(Stored items)
^^^^^^^^

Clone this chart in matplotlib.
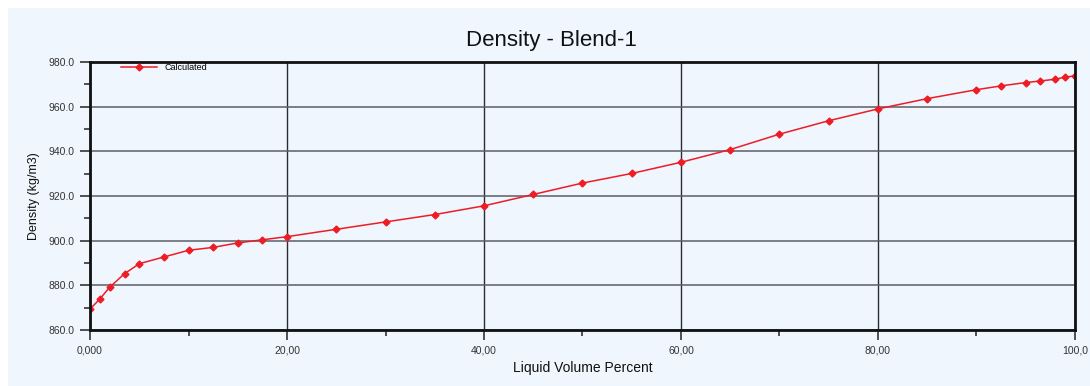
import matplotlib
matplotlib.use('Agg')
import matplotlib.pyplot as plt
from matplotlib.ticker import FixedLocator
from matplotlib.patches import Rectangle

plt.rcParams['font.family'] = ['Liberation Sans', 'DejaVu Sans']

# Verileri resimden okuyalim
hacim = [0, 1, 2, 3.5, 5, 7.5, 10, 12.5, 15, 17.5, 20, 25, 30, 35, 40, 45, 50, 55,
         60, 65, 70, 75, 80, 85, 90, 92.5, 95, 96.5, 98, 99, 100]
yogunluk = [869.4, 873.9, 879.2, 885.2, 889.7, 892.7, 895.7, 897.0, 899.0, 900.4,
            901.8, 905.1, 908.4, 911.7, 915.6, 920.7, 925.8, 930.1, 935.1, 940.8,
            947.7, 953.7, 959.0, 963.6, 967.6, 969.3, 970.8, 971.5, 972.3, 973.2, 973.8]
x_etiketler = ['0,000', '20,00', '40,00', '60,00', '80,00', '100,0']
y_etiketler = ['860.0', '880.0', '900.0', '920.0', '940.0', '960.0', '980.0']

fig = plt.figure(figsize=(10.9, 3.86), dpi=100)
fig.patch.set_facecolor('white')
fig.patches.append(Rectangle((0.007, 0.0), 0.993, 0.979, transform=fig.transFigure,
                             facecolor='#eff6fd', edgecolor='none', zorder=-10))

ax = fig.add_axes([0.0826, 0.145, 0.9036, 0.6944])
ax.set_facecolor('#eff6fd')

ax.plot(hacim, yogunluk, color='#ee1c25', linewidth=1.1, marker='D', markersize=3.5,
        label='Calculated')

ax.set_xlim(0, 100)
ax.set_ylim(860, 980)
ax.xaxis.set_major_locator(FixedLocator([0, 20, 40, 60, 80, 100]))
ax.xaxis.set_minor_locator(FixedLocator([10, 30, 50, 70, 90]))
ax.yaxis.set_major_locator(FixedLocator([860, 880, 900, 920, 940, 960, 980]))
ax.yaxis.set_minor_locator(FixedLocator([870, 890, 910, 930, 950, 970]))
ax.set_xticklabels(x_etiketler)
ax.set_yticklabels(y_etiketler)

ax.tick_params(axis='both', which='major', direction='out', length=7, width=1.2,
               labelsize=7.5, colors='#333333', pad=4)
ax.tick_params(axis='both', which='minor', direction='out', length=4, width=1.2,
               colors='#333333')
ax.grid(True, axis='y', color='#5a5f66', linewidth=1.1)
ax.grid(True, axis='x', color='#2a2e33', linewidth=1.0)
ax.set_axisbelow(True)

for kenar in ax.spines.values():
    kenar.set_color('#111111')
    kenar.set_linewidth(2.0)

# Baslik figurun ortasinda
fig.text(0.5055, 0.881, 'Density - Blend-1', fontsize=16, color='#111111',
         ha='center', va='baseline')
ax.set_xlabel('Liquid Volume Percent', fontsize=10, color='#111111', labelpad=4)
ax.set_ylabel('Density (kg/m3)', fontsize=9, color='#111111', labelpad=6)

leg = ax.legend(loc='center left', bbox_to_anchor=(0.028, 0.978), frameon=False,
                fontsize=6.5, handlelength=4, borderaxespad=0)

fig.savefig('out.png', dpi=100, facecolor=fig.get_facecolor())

^^^^^^^^

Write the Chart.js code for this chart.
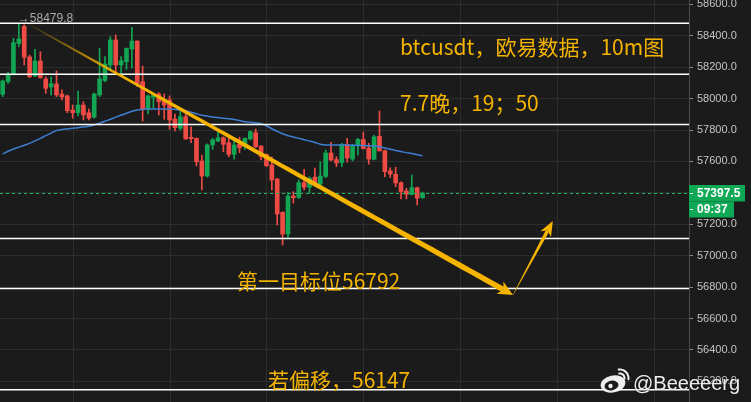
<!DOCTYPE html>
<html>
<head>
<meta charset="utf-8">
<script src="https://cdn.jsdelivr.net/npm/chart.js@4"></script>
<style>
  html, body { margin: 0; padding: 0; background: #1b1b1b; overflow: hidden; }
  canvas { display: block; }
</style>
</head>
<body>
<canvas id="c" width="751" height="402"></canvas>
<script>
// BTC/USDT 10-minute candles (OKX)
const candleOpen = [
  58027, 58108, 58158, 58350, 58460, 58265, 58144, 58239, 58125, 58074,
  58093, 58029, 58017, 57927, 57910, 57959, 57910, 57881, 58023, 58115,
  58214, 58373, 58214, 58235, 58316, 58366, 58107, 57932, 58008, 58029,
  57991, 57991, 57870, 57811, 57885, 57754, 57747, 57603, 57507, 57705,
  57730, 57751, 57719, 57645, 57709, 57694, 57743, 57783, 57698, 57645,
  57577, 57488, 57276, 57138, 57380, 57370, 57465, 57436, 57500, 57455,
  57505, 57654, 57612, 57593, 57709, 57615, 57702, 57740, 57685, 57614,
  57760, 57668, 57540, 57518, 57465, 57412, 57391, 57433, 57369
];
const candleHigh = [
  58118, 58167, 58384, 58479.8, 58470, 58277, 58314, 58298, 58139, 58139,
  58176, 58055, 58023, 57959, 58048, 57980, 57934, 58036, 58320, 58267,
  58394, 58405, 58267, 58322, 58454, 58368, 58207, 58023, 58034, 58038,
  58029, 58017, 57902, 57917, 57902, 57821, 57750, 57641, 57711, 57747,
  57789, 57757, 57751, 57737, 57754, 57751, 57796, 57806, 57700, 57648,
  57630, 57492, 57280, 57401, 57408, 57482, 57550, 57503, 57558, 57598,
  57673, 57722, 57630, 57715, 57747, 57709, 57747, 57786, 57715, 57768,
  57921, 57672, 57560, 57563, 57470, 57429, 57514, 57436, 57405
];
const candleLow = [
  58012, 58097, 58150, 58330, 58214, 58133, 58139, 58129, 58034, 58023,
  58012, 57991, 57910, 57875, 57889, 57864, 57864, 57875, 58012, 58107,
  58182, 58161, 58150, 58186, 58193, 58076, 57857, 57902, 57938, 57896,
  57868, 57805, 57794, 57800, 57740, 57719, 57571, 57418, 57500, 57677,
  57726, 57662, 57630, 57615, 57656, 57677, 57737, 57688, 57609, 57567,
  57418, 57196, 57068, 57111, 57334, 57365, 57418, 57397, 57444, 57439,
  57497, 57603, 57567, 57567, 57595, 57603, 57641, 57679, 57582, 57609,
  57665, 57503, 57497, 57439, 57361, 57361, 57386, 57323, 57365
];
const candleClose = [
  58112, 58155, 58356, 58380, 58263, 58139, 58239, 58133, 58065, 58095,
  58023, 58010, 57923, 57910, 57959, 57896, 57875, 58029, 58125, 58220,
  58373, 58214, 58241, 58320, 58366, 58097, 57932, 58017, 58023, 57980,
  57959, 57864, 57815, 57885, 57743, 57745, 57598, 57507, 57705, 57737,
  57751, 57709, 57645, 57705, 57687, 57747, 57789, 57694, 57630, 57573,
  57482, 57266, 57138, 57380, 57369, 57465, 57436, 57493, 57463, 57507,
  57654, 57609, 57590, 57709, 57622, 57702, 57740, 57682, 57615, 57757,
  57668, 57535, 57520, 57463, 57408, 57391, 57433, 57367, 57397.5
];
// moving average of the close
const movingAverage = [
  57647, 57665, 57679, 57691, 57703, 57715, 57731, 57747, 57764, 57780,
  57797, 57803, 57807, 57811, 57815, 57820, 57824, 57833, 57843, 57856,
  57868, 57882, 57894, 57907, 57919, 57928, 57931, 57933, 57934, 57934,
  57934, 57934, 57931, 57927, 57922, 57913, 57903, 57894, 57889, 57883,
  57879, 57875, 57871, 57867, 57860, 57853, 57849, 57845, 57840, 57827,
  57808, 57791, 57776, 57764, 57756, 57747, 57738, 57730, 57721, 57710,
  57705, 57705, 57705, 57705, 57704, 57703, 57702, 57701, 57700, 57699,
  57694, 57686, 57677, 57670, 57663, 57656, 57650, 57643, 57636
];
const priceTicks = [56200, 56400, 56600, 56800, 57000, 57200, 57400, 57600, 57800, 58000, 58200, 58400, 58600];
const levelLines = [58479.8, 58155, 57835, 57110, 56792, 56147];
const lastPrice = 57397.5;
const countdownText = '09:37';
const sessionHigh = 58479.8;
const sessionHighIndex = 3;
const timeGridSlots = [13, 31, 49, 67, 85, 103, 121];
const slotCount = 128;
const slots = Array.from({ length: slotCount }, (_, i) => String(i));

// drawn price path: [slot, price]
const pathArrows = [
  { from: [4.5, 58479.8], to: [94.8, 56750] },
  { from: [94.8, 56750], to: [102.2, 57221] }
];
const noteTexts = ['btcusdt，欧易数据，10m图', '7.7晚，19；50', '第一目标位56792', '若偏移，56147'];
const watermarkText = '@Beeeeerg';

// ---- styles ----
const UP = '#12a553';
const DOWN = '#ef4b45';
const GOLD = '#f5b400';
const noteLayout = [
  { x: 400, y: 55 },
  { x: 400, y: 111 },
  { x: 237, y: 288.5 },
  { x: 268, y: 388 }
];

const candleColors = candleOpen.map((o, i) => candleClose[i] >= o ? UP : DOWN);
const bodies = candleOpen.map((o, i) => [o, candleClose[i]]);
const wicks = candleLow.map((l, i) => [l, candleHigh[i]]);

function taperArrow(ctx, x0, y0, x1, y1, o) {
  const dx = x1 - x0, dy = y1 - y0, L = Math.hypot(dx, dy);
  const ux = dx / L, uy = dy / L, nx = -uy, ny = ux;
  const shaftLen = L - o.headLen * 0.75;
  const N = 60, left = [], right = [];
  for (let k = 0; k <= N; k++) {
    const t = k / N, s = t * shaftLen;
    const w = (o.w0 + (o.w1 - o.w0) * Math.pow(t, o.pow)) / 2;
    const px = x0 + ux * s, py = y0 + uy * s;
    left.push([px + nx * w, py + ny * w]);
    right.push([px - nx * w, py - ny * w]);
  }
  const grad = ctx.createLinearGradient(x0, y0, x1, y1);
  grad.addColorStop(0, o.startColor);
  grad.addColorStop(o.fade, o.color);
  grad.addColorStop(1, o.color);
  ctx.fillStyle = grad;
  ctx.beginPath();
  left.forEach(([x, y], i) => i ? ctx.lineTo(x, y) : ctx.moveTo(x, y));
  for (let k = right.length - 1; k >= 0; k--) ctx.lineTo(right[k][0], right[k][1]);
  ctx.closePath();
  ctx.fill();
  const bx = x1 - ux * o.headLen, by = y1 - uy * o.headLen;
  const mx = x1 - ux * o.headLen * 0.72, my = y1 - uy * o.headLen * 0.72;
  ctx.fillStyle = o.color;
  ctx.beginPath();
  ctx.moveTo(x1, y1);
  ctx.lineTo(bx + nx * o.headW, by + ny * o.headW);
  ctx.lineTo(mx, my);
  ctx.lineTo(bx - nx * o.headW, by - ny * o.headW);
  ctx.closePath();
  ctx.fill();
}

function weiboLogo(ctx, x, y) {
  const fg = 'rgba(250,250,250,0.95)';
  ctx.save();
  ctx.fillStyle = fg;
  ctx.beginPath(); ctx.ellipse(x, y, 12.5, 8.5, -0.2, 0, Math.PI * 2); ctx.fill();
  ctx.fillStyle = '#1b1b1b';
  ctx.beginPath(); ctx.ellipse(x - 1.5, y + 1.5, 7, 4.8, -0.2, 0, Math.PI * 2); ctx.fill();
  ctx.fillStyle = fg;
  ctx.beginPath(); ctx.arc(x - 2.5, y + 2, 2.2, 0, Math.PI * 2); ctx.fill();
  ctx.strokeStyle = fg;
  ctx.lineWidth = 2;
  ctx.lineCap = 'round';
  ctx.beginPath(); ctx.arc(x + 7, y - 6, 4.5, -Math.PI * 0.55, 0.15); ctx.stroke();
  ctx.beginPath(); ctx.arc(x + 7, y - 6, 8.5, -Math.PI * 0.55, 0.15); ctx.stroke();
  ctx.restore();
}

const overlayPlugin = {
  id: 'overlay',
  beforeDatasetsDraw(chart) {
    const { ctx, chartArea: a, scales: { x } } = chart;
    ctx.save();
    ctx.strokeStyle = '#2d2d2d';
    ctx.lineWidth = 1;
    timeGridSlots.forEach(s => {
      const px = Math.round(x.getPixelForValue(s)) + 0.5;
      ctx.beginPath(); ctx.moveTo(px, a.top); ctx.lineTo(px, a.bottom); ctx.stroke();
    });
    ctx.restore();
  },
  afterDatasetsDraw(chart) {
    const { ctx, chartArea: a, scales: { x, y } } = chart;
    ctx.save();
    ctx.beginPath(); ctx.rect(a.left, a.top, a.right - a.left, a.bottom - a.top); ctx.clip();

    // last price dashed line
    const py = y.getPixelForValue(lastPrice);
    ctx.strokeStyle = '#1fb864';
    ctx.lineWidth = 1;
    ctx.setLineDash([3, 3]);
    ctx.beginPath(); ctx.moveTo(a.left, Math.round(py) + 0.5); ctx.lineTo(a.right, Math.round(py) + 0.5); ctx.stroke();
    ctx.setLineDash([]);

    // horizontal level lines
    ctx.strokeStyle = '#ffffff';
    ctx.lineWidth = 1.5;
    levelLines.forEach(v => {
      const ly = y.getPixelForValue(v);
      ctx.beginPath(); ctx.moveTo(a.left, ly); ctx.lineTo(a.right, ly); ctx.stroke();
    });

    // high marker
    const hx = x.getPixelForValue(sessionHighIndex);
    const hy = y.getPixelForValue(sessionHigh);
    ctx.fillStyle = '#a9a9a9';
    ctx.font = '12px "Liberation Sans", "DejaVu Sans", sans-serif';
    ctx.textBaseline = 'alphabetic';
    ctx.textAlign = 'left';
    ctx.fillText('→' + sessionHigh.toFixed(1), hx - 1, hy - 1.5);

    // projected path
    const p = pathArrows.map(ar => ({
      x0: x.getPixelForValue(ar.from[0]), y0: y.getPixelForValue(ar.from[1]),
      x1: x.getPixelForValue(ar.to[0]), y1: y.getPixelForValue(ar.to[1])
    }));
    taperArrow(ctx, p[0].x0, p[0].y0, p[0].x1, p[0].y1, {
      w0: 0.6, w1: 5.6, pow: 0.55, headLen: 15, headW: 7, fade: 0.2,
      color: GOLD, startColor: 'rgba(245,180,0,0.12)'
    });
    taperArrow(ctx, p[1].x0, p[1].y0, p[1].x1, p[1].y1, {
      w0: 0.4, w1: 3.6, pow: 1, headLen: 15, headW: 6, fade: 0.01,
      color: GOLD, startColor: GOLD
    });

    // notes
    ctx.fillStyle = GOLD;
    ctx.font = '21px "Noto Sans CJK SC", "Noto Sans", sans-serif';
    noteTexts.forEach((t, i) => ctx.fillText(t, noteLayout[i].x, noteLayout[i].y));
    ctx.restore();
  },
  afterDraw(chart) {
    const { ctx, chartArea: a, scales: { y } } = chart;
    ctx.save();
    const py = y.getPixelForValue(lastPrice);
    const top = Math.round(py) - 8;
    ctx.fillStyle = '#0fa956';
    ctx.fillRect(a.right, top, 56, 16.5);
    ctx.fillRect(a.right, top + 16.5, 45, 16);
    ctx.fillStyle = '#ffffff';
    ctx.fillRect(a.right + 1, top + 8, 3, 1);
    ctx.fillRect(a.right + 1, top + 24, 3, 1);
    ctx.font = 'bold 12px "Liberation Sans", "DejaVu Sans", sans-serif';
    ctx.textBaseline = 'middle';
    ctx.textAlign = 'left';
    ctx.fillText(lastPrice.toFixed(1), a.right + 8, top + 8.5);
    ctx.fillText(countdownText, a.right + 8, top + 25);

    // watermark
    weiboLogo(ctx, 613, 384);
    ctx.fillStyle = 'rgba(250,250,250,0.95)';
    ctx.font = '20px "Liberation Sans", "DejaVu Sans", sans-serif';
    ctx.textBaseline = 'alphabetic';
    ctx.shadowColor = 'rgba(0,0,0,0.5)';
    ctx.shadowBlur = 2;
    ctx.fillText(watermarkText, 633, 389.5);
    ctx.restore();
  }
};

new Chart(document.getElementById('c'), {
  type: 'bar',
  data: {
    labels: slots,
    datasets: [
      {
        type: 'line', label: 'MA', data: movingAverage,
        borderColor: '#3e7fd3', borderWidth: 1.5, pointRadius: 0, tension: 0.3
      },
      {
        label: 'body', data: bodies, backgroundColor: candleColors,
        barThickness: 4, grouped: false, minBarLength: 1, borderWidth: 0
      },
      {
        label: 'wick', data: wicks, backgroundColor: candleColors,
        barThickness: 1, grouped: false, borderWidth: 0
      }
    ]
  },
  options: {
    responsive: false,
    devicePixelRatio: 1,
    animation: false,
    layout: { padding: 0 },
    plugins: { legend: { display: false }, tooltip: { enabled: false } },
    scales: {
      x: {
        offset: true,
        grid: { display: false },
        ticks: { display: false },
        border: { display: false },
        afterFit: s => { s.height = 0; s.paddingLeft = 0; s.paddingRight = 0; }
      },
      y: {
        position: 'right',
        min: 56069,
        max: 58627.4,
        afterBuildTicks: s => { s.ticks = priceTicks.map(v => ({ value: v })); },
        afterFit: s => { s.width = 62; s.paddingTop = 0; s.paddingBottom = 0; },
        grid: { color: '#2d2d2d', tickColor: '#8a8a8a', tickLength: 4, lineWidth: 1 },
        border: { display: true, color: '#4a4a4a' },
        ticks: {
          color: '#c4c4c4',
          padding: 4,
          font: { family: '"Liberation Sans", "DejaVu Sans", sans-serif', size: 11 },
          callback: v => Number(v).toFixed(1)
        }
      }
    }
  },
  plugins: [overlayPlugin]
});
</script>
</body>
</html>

^^^^^^^^

*Exercise directions*: Transcribe the lines between the one holding "Clone this chart in matplotlib." and the one holding "ax.set_yticklabels(y_etiketler)", inclusive, and leave out any pictures.

*Exercise output*:
Clone this chart in matplotlib.
import matplotlib
matplotlib.use('Agg')
import matplotlib.pyplot as plt
from matplotlib.ticker import FixedLocator
from matplotlib.patches import Rectangle

plt.rcParams['font.family'] = ['Liberation Sans', 'DejaVu Sans']

# Verileri resimden okuyalim
hacim = [0, 1, 2, 3.5, 5, 7.5, 10, 12.5, 15, 17.5, 20, 25, 30, 35, 40, 45, 50, 55,
         60, 65, 70, 75, 80, 85, 90, 92.5, 95, 96.5, 98, 99, 100]
yogunluk = [869.4, 873.9, 879.2, 885.2, 889.7, 892.7, 895.7, 897.0, 899.0, 900.4,
            901.8, 905.1, 908.4, 911.7, 915.6, 920.7, 925.8, 930.1, 935.1, 940.8,
            947.7, 953.7, 959.0, 963.6, 967.6, 969.3, 970.8, 971.5, 972.3, 973.2, 973.8]
x_etiketler = ['0,000', '20,00', '40,00', '60,00', '80,00', '100,0']
y_etiketler = ['860.0', '880.0', '900.0', '920.0', '940.0', '960.0', '980.0']

fig = plt.figure(figsize=(10.9, 3.86), dpi=100)
fig.patch.set_facecolor('white')
fig.patches.append(Rectangle((0.007, 0.0), 0.993, 0.979, transform=fig.transFigure,
                             facecolor='#eff6fd', edgecolor='none', zorder=-10))

ax = fig.add_axes([0.0826, 0.145, 0.9036, 0.6944])
ax.set_facecolor('#eff6fd')

ax.plot(hacim, yogunluk, color='#ee1c25', linewidth=1.1, marker='D', markersize=3.5,
        label='Calculated')

ax.set_xlim(0, 100)
ax.set_ylim(860, 980)
ax.xaxis.set_major_locator(FixedLocator([0, 20, 40, 60, 80, 100]))
ax.xaxis.set_minor_locator(FixedLocator([10, 30, 50, 70, 90]))
ax.yaxis.set_major_locator(FixedLocator([860, 880, 900, 920, 940, 960, 980]))
ax.yaxis.set_minor_locator(FixedLocator([870, 890, 910, 930, 950, 970]))
ax.set_xticklabels(x_etiketler)
ax.set_yticklabels(y_etiketler)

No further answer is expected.